Finnish Competition and Consumer Authority approved the acquisition in the meat sector

The Finnish Competition and Consumer Authority (FCCA) has approved Atria Plc’s corporate acquisition of Saarioinen’s procurement, slaughtering and cutting operations for beef, pork and chicken. Both Atria and Saarioinen are significant players in the Finnish food and meat sector. According to the FCCA, the acquisition does not have the kind of significant negative impact on competition as defined by the Competition Act. Atria and Saarioinen also signed a supply contract according to which Saarioinen will acquire meat raw material from Atria.
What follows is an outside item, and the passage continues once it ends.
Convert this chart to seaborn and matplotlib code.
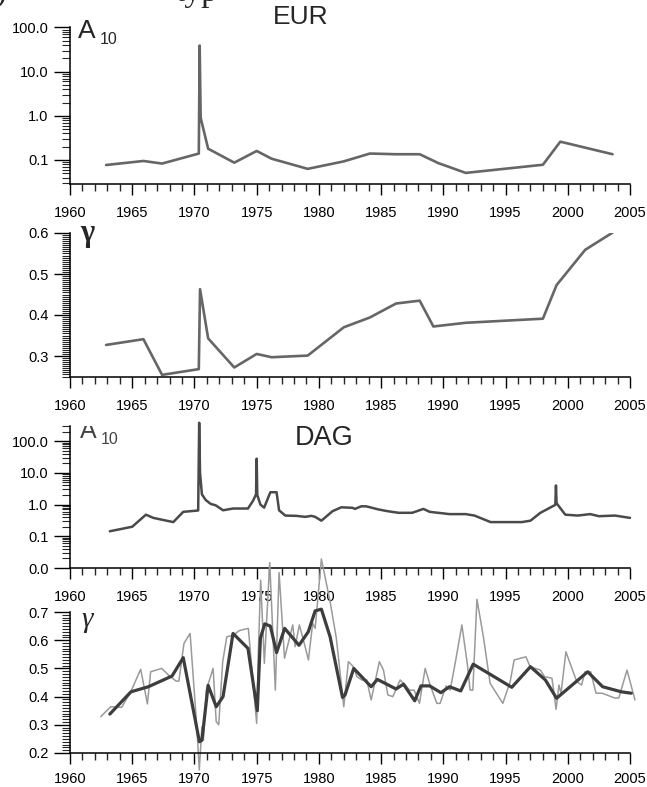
import numpy as np
import matplotlib
matplotlib.use("Agg")
import matplotlib.pyplot as plt
import matplotlib.ticker as mticker
import seaborn as sns
import pandas as pd

# EUR, A10 (log scale)
eur_a_years = [1962.9, 1965.9, 1967.4, 1970.35, 1970.42, 1970.5, 1971.1, 1973.2, 1975.0, 1976.2,
               1979.1, 1982.0, 1984.1, 1986.2, 1988.1, 1989.6, 1991.8, 1998.0, 1999.4, 2003.6]
eur_a10 = [0.077, 0.095, 0.083, 0.14, 39.0, 0.9, 0.18, 0.087, 0.16, 0.107,
           0.063, 0.093, 0.14, 0.135, 0.135, 0.085, 0.051, 0.078, 0.26, 0.135]

# EUR, gamma
eur_g_years = [1962.9, 1965.9, 1967.4, 1970.35, 1970.45, 1971.1, 1973.2, 1975.0, 1976.2, 1979.1,
               1982.0, 1984.1, 1986.2, 1988.1, 1989.2, 1991.8, 1998.0, 1999.1, 2001.4, 2003.6]
eur_gamma = [0.327, 0.341, 0.254, 0.268, 0.463, 0.343, 0.272, 0.305, 0.297, 0.301,
             0.370, 0.394, 0.428, 0.435, 0.372, 0.381, 0.391, 0.473, 0.559, 0.601]

# DAG, A10 (log scale)
dag_a_years = [1963.2, 1965.0, 1966.1, 1966.7, 1968.3, 1969.1, 1970.3, 1970.38, 1970.45, 1970.6,
               1970.9, 1971.3, 1971.7, 1972.3, 1973.1, 1974.3, 1974.7, 1974.95, 1975.0, 1975.05,
               1975.3, 1975.6, 1976.1, 1976.6, 1976.8, 1977.3, 1978.2, 1978.9, 1979.4, 1979.7,
               1980.2, 1981.1, 1981.8, 1982.7, 1982.9, 1983.4, 1983.8, 1984.8, 1985.5, 1986.4,
               1987.5, 1988.4, 1988.9, 1990.5, 1991.8, 1992.5, 1993.8, 1996.3, 1997.0, 1997.8,
               1999.0, 1999.05, 1999.1, 1999.8, 2000.8, 2001.8, 2002.5, 2003.8, 2005.0]
dag_a10 = [0.144, 0.2, 0.48, 0.38, 0.28, 0.59, 0.65, 380.0, 10.0, 2.1,
           1.4, 1.05, 0.95, 0.66, 0.75, 0.75, 1.3, 2.1, 28.0, 2.0,
           1.0, 0.8, 2.45, 2.45, 0.66, 0.45, 0.44, 0.41, 0.44, 0.41,
           0.31, 0.62, 0.82, 0.79, 0.73, 0.88, 0.88, 0.7, 0.62, 0.55,
           0.55, 0.73, 0.59, 0.5, 0.5, 0.45, 0.28, 0.28, 0.31, 0.55,
           0.98, 4.0, 1.1, 0.48, 0.45, 0.5, 0.43, 0.45, 0.38]

# DAG, gamma smoothed (dark)
dag_g_years = [1963.2, 1964.9, 1966.3, 1968.2, 1969.1, 1970.4, 1970.6, 1971.1, 1971.75, 1972.3,
               1973.1, 1974.3, 1975.05, 1975.3, 1975.65, 1976.1, 1976.6, 1977.25, 1978.4, 1979.15,
               1979.7, 1980.2, 1980.9, 1981.9, 1982.1, 1982.8, 1984.2, 1984.7, 1986.2, 1986.8,
               1987.7, 1988.2, 1988.9, 1989.8, 1990.5, 1991.4, 1992.4, 1995.5, 1997.0, 1998.2,
               1999.1, 2001.6, 2002.8, 2004.3, 2005.1]
dag_gamma = [0.338, 0.417, 0.435, 0.473, 0.538, 0.24, 0.245, 0.44, 0.364, 0.4,
             0.624, 0.571, 0.35, 0.607, 0.658, 0.65, 0.556, 0.642, 0.582, 0.63,
             0.704, 0.71, 0.612, 0.397, 0.406, 0.5, 0.435, 0.461, 0.427, 0.444,
             0.385, 0.438, 0.438, 0.414, 0.435, 0.42, 0.515, 0.433, 0.506, 0.459,
             0.394, 0.488, 0.435, 0.417, 0.412]

# DAG, gamma raw (light)
dag_raw_years = [1962.47, 1963.27, 1964.15, 1964.88, 1965.68, 1966.22, 1966.48, 1967.37, 1967.9, 1968.52,
                 1968.75, 1969.16, 1969.65, 1970.18, 1970.39, 1970.6, 1970.72, 1970.95, 1971.5, 1971.75,
                 1971.95, 1972.27, 1972.6, 1973.13, 1973.6, 1974.33, 1975.0, 1975.14, 1975.32, 1975.62,
                 1976.05, 1976.5, 1976.8, 1977.24, 1977.9, 1978.09, 1978.43, 1978.76, 1979.16, 1979.5,
                 1979.7, 1980.2, 1980.9, 1981.4, 1982.0, 1982.37, 1982.77, 1983.05, 1983.45, 1983.85,
                 1984.2, 1984.86, 1985.19, 1985.54, 1985.94, 1986.53, 1986.93, 1987.28, 1987.65, 1988.08,
                 1988.54, 1988.94, 1989.48, 1989.74, 1990.22, 1990.55, 1990.95, 1991.49, 1991.94, 1992.15,
                 1992.37, 1992.7, 1993.22, 1993.76, 1994.78, 1995.37, 1995.69, 1996.64, 1996.97, 1997.8,
                 1998.13, 1998.73, 1999.06, 1999.29, 1999.46, 1999.85, 2000.72, 2001.11, 2001.38, 2001.84,
                 2002.27, 2002.77, 2003.77, 2004.1, 2004.76, 2005.4]
dag_raw = [0.329, 0.364, 0.362, 0.417, 0.497, 0.374, 0.488, 0.5, 0.477, 0.455,
           0.455, 0.589, 0.624, 0.299, 0.14, 0.293, 0.246, 0.423, 0.5, 0.311,
           0.3, 0.524, 0.612, 0.618, 0.634, 0.642, 0.305, 0.565, 0.813, 0.518,
           0.875, 0.423, 0.84, 0.536, 0.654, 0.577, 0.654, 0.6, 0.53, 0.66,
           0.642, 0.888, 0.737, 0.608, 0.364, 0.524, 0.506, 0.471, 0.459, 0.459,
           0.388, 0.524, 0.494, 0.406, 0.4, 0.459, 0.441, 0.423, 0.423, 0.376,
           0.5, 0.441, 0.376, 0.376, 0.438, 0.423, 0.518, 0.654, 0.512, 0.423,
           0.423, 0.745, 0.612, 0.447, 0.376, 0.453, 0.53, 0.541, 0.506, 0.494,
           0.471, 0.465, 0.355, 0.441, 0.412, 0.559, 0.453, 0.441, 0.488, 0.488,
           0.412, 0.412, 0.395, 0.395, 0.494, 0.388]

sns.set_style("ticks")
plt.rcParams['font.family'] = ['Liberation Sans', 'DejaVu Sans']

W_PX, H_PX = 647, 787
fig = plt.figure(figsize=(W_PX / 100, H_PX / 100), dpi=100)


def box(top, bottom, left=70, right=630):
    return [left / W_PX, 1 - bottom / H_PX, (right - left) / W_PX, (bottom - top) / H_PX]


ax1 = fig.add_axes(box(27.5, 184))
ax2 = fig.add_axes(box(233, 376.5))
ax3 = fig.add_axes(box(426, 568))
ax4 = fig.add_axes(box(612, 753))


def style(ax, xpad=8):
    ax.set_xlim(1960, 2005)
    ax.xaxis.set_major_locator(mticker.MultipleLocator(5))
    ax.xaxis.set_minor_locator(mticker.MultipleLocator(1))
    ax.tick_params(axis='x', which='major', direction='out', length=8, width=1, pad=xpad,
                   labelsize=10.5, colors='black')
    ax.tick_params(axis='x', which='minor', direction='out', length=4.7, width=1)
    ax.tick_params(axis='y', which='major', direction='out', length=11.5, width=1, pad=4,
                   labelsize=10.5, colors='black')
    ax.tick_params(axis='y', which='minor', direction='out', length=5.8, width=0.8)
    sns.despine(ax=ax)
    for s in ['left', 'bottom']:
        ax.spines[s].set_linewidth(1.1)
        ax.spines[s].set_color('black')
    ax.set_xlabel('')
    ax.set_ylabel('')
    ax.patch.set_alpha(0)


def log_axis(ax, lo, hi):
    ax.set_yscale('log')
    ax.set_ylim(lo, hi)
    ax.yaxis.set_major_locator(mticker.LogLocator(base=10, numticks=12))
    ax.yaxis.set_minor_locator(mticker.LogLocator(base=10, subs=np.arange(2, 10), numticks=12))
    ax.yaxis.set_major_formatter(mticker.FuncFormatter(lambda v, p: f"{v:.1f}"))
    ax.yaxis.set_minor_formatter(mticker.NullFormatter())


# panel 1
df1 = pd.DataFrame({'year': eur_a_years, 'A10': eur_a10})
sns.lineplot(data=df1, x='year', y='A10', ax=ax1, color='#666666', linewidth=1.9,
             estimator=None, sort=False)
log_axis(ax1, 0.0286, 100)
style(ax1)

# panel 2
df2 = pd.DataFrame({'year': eur_g_years, 'gamma': eur_gamma})
sns.lineplot(data=df2, x='year', y='gamma', ax=ax2, color='#666666', linewidth=1.9,
             estimator=None, sort=False)
ax2.set_ylim(0.25, 0.6)
ax2.yaxis.set_major_locator(mticker.FixedLocator([0.3, 0.4, 0.5, 0.6]))
ax2.yaxis.set_minor_locator(mticker.MultipleLocator(0.005))
ax2.yaxis.set_major_formatter(mticker.FormatStrFormatter('%.1f'))
style(ax2)

# panel 3
df3 = pd.DataFrame({'year': dag_a_years, 'A10': dag_a10})
sns.lineplot(data=df3, x='year', y='A10', ax=ax3, color='#4a4a4a', linewidth=1.8,
             estimator=None, sort=False)
for ln in ax3.lines:
    ln.set_clip_on(False)
log_axis(ax3, 0.01, 300)
style(ax3)

# panel 4
df4a = pd.DataFrame({'year': dag_raw_years, 'gamma': dag_raw})
df4b = pd.DataFrame({'year': dag_g_years, 'gamma': dag_gamma})
sns.lineplot(data=df4a, x='year', y='gamma', ax=ax4, color='#9a9a9a', linewidth=1.1,
             estimator=None, sort=False)
sns.lineplot(data=df4b, x='year', y='gamma', ax=ax4, color='#3d3d3d', linewidth=2.3,
             estimator=None, sort=False)
for ln in ax4.lines:
    ln.set_clip_on(False)
ax4.set_ylim(0.2, 0.7)
ax4.yaxis.set_major_locator(mticker.MultipleLocator(0.1))
ax4.yaxis.set_minor_locator(mticker.MultipleLocator(0.01))
ax4.yaxis.set_major_formatter(mticker.FormatStrFormatter('%.1f'))
style(ax4, xpad=6)


def fx(px):
    return px / W_PX


def fy(py):
    return 1 - py / H_PX


# labels
fig.text(fx(301), fy(17.5), "EUR", ha='center', va='center', fontsize=19)
fig.text(fx(324), fy(438.5), "DAG", ha='center', va='center', fontsize=19.5)
fig.text(fx(78), fy(38.5), "A", ha='left', va='baseline', fontsize=19)
fig.text(fx(99.5), fy(43.5), "10", ha='left', va='baseline', fontsize=11.5)
ax3.text(fx(80), fy(438), "A", ha='left', va='baseline', fontsize=18,
         color='#444444', transform=fig.transFigure, clip_on=True)
fig.text(fx(101), fy(443.5), "10", ha='left', va='baseline', fontsize=11.5, color='#444444')
fig.text(fx(80), fy(241), "γ", ha='left', va='baseline', fontsize=22,
         family=['Liberation Serif', 'DejaVu Serif'], weight='bold')
fig.text(fx(81), fy(627), "γ", ha='left', va='baseline', fontsize=21,
         family=['Liberation Serif', 'DejaVu Serif'], style='italic')

# caption cut off at the top of the picture
fig.text(fx(8), fy(0.5), "b)", ha='right', va='baseline', fontsize=24,
         family=['Liberation Serif', 'DejaVu Serif'])
fig.text(fx(176), fy(0.5), "typ", ha='left', va='baseline', fontsize=24,
         family=['Liberation Serif', 'DejaVu Serif'])

fig.savefig("out.png", dpi=100)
The FCCA evaluated the acquisition’s impact in particular in the procurement market for animals for slaughter and the wholesale market for fresh meat. The authority took into account that many of Saarioinen’s meat producers have either become or are becoming producers of Atria’s competitors. Thus, the transaction will not strengthen Atria’s position on the procurement market by the same amount as the market position of the target of the deal. There are also other players on the procurement market such as HKScan and Oy Snellman Ab, whose positions have been strengthened by their relationship with Saarioinen’s former meat producers. After the transaction, Saarioinen’s producers will continue to be able to select their trading partners from among different meat producers. According to FCCA, the acquisition will not have a significant impact on the wholesale market for fresh meat either. Atria will deliver most of the fresh pork and beef that it receives through the deal to Saarioinen, so the amount of fresh meat in its possession will not markedly increase. There is also a new competitor in the wholesale market for fresh chicken, Huttulan Kukko, whose slaughter capacity and meat volumes it brings to the market are very close to Saarioinen’s capacity and volume. After the transaction, HKScan will remain the largest company on the chicken market.

The corporate purchase had been deferred for further discussion on 28 October 2013, and the FCCA gave its approval on 21 January 2014. The purchase was approved without condition because the legal threshold for intervention had not been crossed.